[What the task asks] Starting at the first line of the entries below, restate each line exactly until you reach the line with "const sigLabels = ['ns', '*'];", and print that one too. Leave the pictures out and stop there.
Start Given records
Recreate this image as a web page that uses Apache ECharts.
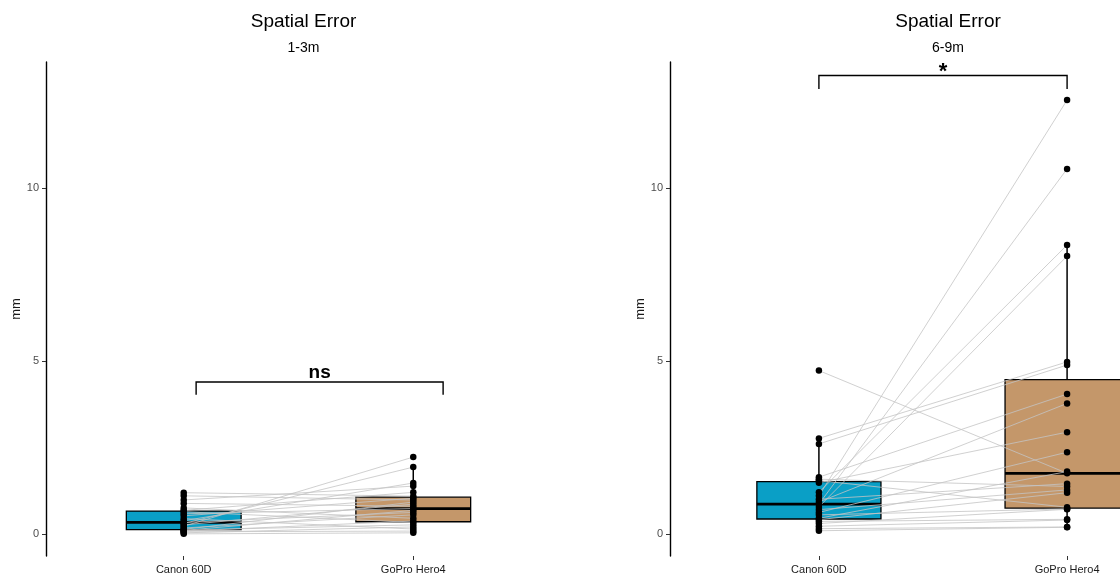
<!DOCTYPE html>
<html><head><meta charset="utf-8">
<script src="https://cdn.jsdelivr.net/npm/echarts@6/dist/echarts.min.js"></script>
<style>html,body{margin:0;padding:0;background:#fff}#c{width:1120px;height:579px}</style>
</head><body><div id="c"></div>
<script>
// ---------- data ----------
const categories = ['Canon 60D', 'GoPro Hero4'];
const panelTitles = ['Spatial Error', 'Spatial Error'];
const panelSubtitles = ['1-3m', '6-9m'];
const yTicks = [0, 5, 10];
const yName = 'mm';
// paired values per subject (same index = same subject)
const canonNear = [1.19,1.10,0.98,0.88,0.75,0.68,0.64,0.58,0.52,0.44,0.38,0.33,0.30,0.26,0.22,0.17,0.13,0.11,0.10,0.08,0.06,0.03,0.00];
const goproNear = [1.09,0.98,1.38,0.80,0.45,1.20,0.33,0.73,1.03,0.14,1.47,0.62,1.93,0.86,2.22,0.55,0.92,0.26,0.68,0.37,0.08,0.20,0.03];
const canonFar  = [4.72,2.76,2.60,1.64,1.58,1.54,1.48,1.20,1.10,1.00,0.92,0.86,0.78,0.70,0.62,0.55,0.45,0.41,0.36,0.30,0.22,0.15,0.09];
const goproFar  = [1.75,4.97,4.88,4.04,1.37,0.77,2.94,8.35,12.54,1.45,3.77,10.55,8.03,1.27,2.36,0.72,1.80,1.19,0.42,0.71,0.40,0.20,0.19];
// significance brackets: [x start, x end, y bar, y tick end]
const bracketNear = [1.054, 2.13, 4.39, 4.02];
const bracketFar  = [1, 2, 13.25, 12.86];
const sigLabels = ['ns', '*'];

// ---------- helpers ----------
function quant(s, p) { const h = (s.length - 1) * p, lo = Math.floor(h); const hi = Math.min(lo + 1, s.length - 1); return s[lo] + (h - lo) * (s[hi] - s[lo]); }
function boxStats(vals) {
  const s = vals.slice().sort((a, b) => a - b);
  const q1 = quant(s, 0.25), med = quant(s, 0.5), q3 = quant(s, 0.75), iqr = q3 - q1;
  const lo = Math.min(...s.filter(v => v >= q1 - 1.5 * iqr));
  const hi = Math.max(...s.filter(v => v <= q3 + 1.5 * iqr));
  return [lo, q1, med, q3, hi];
}
const FONT = "'Liberation Sans', Arial, sans-serif";
const boxColors = ['#0a9fc6', '#c4976a'];
const panels = [
  { canon: canonNear, gopro: goproNear, bracket: bracketNear, label: sigLabels[0], grid: { left: 46, top: 62, width: 505, height: 494, outerBoundsMode: 'none' }, labelFont: 19, labelDy: -9.5 },
  { canon: canonFar, gopro: goproFar, bracket: bracketFar, label: sigLabels[1], grid: { left: 670, top: 62, width: 546, height: 494, outerBoundsMode: 'none' }, labelFont: 22, labelDy: -3.5 }
];

const grids = [], xAxes = [], yAxes = [], series = [], titles = [];
panels.forEach((P, p) => {
  grids.push(P.grid);
  titles.push({
    text: panelTitles[p], subtext: panelSubtitles[p],
    left: P.grid.left + P.grid.width / 2, top: 7, textAlign: 'center', itemGap: 10,
    textStyle: { fontFamily: FONT, fontSize: 19, fontWeight: 'normal', color: '#000' },
    subtextStyle: { fontFamily: FONT, fontSize: 14, color: '#000' }
  });
  xAxes.push({
    type: 'value', gridIndex: p, min: 0.4, max: 2.6,
    axisLine: { show: false, onZero: false },
    axisTick: { show: true, customValues: [1, 2], length: 4, lineStyle: { color: '#333', width: 1 } },
    axisLabel: { customValues: [1, 2], formatter: v => categories[Math.round(v) - 1], fontFamily: FONT, fontSize: 11, color: '#1a1a1a', margin: 8 },
    splitLine: { show: false }
  });
  yAxes.push({
    type: 'value', gridIndex: p, min: -0.64, max: 13.64,
    name: yName, nameLocation: 'middle', nameGap: 23, nameRotate: 90,
    nameTextStyle: { fontFamily: FONT, fontSize: 13, color: '#1a1a1a' },
    axisLine: { show: true, onZero: false, lineStyle: { color: '#000', width: 1.4 } },
    axisTick: { show: true, customValues: yTicks, length: 4, lineStyle: { color: '#333', width: 1 } },
    axisLabel: { customValues: yTicks, fontFamily: FONT, fontSize: 11, color: '#4d4d4d', margin: 7 },
    splitLine: { show: false }
  });
  const groups = [P.canon, P.gopro];
  // boxes
  series.push({
    type: 'custom', xAxisIndex: p, yAxisIndex: p, z: 2, silent: true,
    data: groups.map((g, i) => [i + 1].concat(boxStats(g))),
    encode: { x: 0, y: [1, 2, 3, 4, 5] },
    renderItem: function (params, api) {
      const x = api.value(0), lo = api.value(1), q1 = api.value(2), med = api.value(3), q3 = api.value(4), hi = api.value(5);
      const tl = api.coord([x - 0.25, q3]), br = api.coord([x + 0.25, q1]);
      const c = api.coord([x, med]), l = api.coord([x, lo]), h = api.coord([x, hi]);
      const ml = api.coord([x - 0.25, med]), mr = api.coord([x + 0.25, med]);
      return { type: 'group', children: [
        { type: 'line', shape: { x1: h[0], y1: h[1], x2: c[0], y2: tl[1] }, style: { stroke: '#000', lineWidth: 1.5 } },
        { type: 'line', shape: { x1: l[0], y1: l[1], x2: c[0], y2: br[1] }, style: { stroke: '#000', lineWidth: 1.5 } },
        { type: 'rect', shape: { x: tl[0], y: tl[1], width: br[0] - tl[0], height: br[1] - tl[1] }, style: { fill: boxColors[params.dataIndex], stroke: '#000', lineWidth: 1.3 } },
        { type: 'line', shape: { x1: ml[0], y1: ml[1], x2: mr[0], y2: mr[1] }, style: { stroke: '#000', lineWidth: 2.8 } }
      ] };
    }
  });
  // paired lines
  series.push({
    type: 'lines', coordinateSystem: 'cartesian2d', xAxisIndex: p, yAxisIndex: p, z: 3, silent: true,
    data: P.canon.map((v, i) => ({ coords: [[1, v], [2, P.gopro[i]]] })),
    lineStyle: { color: '#c4c4c4', width: 0.8, opacity: 1 }
  });
  // points
  series.push({
    type: 'scatter', xAxisIndex: p, yAxisIndex: p, z: 4, silent: true,
    symbol: 'circle', symbolSize: 6.5, itemStyle: { color: '#000', opacity: 1 },
    data: P.canon.map(v => [1, v]).concat(P.gopro.map(v => [2, v]))
  });
  // bracket
  series.push({
    type: 'custom', xAxisIndex: p, yAxisIndex: p, z: 5, silent: true,
    data: [P.bracket],
    encode: { x: [0, 1], y: [2, 3] },
    renderItem: function (params, api) {
      const a = api.coord([api.value(0), api.value(3)]), b = api.coord([api.value(0), api.value(2)]);
      const c = api.coord([api.value(1), api.value(2)]), d = api.coord([api.value(1), api.value(3)]);
      return { type: 'group', children: [
        { type: 'polyline', shape: { points: [a, b, c, d] }, style: { stroke: '#000', lineWidth: 1.4, fill: null } },
        { type: 'text', style: { text: P.label, x: (b[0] + c[0]) / 2, y: b[1] + P.labelDy, align: 'center', verticalAlign: 'middle', fontFamily: FONT, fontWeight: 'bold', fontSize: P.labelFont, fill: '#000' } }
      ] };
    }
  });
});

const chart = echarts.init(document.getElementById('c'), null, { renderer: 'canvas' });
chart.setOption({ animation: false, backgroundColor: '#fff', title: titles, grid: grids, xAxis: xAxes, yAxis: yAxes, series: series });
</script></body></html>
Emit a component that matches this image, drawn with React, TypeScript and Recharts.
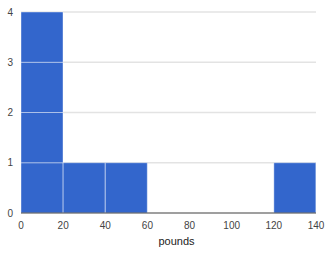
import React from 'react';
import { ComposedChart, Bar, XAxis, YAxis, CartesianGrid } from 'recharts';

const binStarts = [0, 20, 40, 60, 80, 100, 120];
const binCounts = [4, 1, 1, 0, 0, 0, 1];
const xTicks = [0, 20, 40, 60, 80, 100, 120, 140];
const yTicks = [0, 1, 2, 3, 4];
const unitKeys = ['u1', 'u2', 'u3', 'u4'];

const data = binStarts.map((s, i) => {
  const row: any = { bin: String(s), start: s + 10 };
  unitKeys.forEach((k, j) => {
    row[k] = binCounts[i] > j ? 1 : 0;
  });
  return row;
});

const font = { fontFamily: 'Liberation Sans, Arial, sans-serif', fontSize: 10, fill: '#444' };

export default function App() {
  return (
    <div style={{ position: 'absolute', left: 0, top: 0 }}>
      <ComposedChart
        width={333}
        height={253}
        data={data}
        margin={{ top: 12, right: 17, bottom: 0, left: 0 }}
        barCategoryGap={0}
        barGap={0}
      >
        <CartesianGrid vertical={false} stroke="#e3e3e3" strokeWidth={1.5} />
        <XAxis xAxisId="cat" dataKey="bin" type="category" hide height={0} />
        <XAxis
          xAxisId="num"
          dataKey="start"
          type="number"
          domain={[0, 140]}
          ticks={xTicks}
          interval={0}
          tickLine={false}
          tickSize={0}
          tickMargin={9}
          axisLine={{ stroke: '#555', strokeWidth: 1 }}
          tick={font}
          height={40}
          label={{ value: 'pounds', position: 'insideBottom', offset: 8, dx: 8, style: { ...font, fontSize: 11, fill: '#222' } }}
        />
        <YAxis
          domain={[0, 4]}
          ticks={yTicks}
          interval={0}
          axisLine={false}
          tickLine={false}
          tickSize={0}
          tickMargin={8}
          width={21}
          tick={font}
        />
        {unitKeys.map((k) => (
          <Bar
            key={k}
            xAxisId="cat"
            dataKey={k}
            stackId="a"
            fill="#3366cc"
            stroke="rgba(255,255,255,0.4)"
            strokeWidth={1}
            isAnimationActive={false}
          />
        ))}
      </ComposedChart>
    </div>
  );
}
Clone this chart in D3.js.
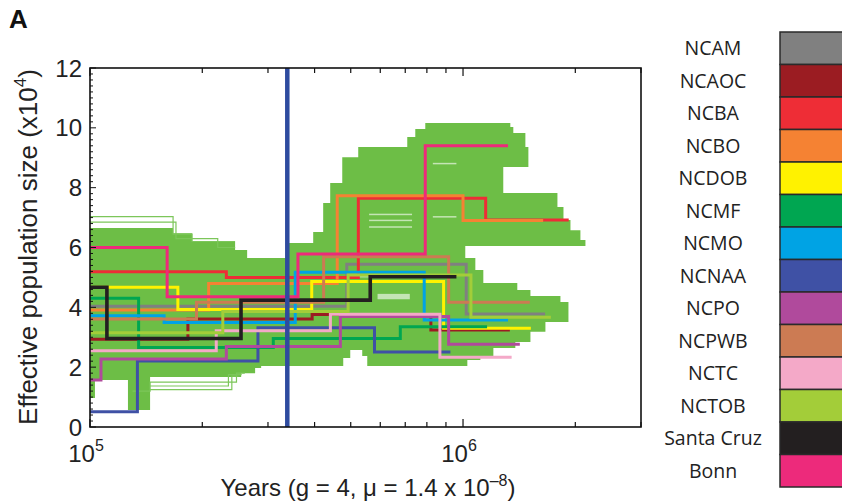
End Given records
[Solution for this problem]
Recreate this image as a web page that uses Apache ECharts.
<!DOCTYPE html>
<html><head><meta charset="utf-8">
<script src="https://cdn.jsdelivr.net/npm/echarts@6/dist/echarts.min.js"></script>
<style>html,body{margin:0;padding:0;background:#fff}#c{width:1120px;height:579px}</style>
</head><body><div id="c"></div>
<script>
// ---------- data ----------
const categories = ['Canon 60D', 'GoPro Hero4'];
const panelTitles = ['Spatial Error', 'Spatial Error'];
const panelSubtitles = ['1-3m', '6-9m'];
const yTicks = [0, 5, 10];
const yName = 'mm';
// paired values per subject (same index = same subject)
const canonNear = [1.19,1.10,0.98,0.88,0.75,0.68,0.64,0.58,0.52,0.44,0.38,0.33,0.30,0.26,0.22,0.17,0.13,0.11,0.10,0.08,0.06,0.03,0.00];
const goproNear = [1.09,0.98,1.38,0.80,0.45,1.20,0.33,0.73,1.03,0.14,1.47,0.62,1.93,0.86,2.22,0.55,0.92,0.26,0.68,0.37,0.08,0.20,0.03];
const canonFar  = [4.72,2.76,2.60,1.64,1.58,1.54,1.48,1.20,1.10,1.00,0.92,0.86,0.78,0.70,0.62,0.55,0.45,0.41,0.36,0.30,0.22,0.15,0.09];
const goproFar  = [1.75,4.97,4.88,4.04,1.37,0.77,2.94,8.35,12.54,1.45,3.77,10.55,8.03,1.27,2.36,0.72,1.80,1.19,0.42,0.71,0.40,0.20,0.19];
// significance brackets: [x start, x end, y bar, y tick end]
const bracketNear = [1.054, 2.13, 4.39, 4.02];
const bracketFar  = [1, 2, 13.25, 12.86];
const sigLabels = ['ns', '*'];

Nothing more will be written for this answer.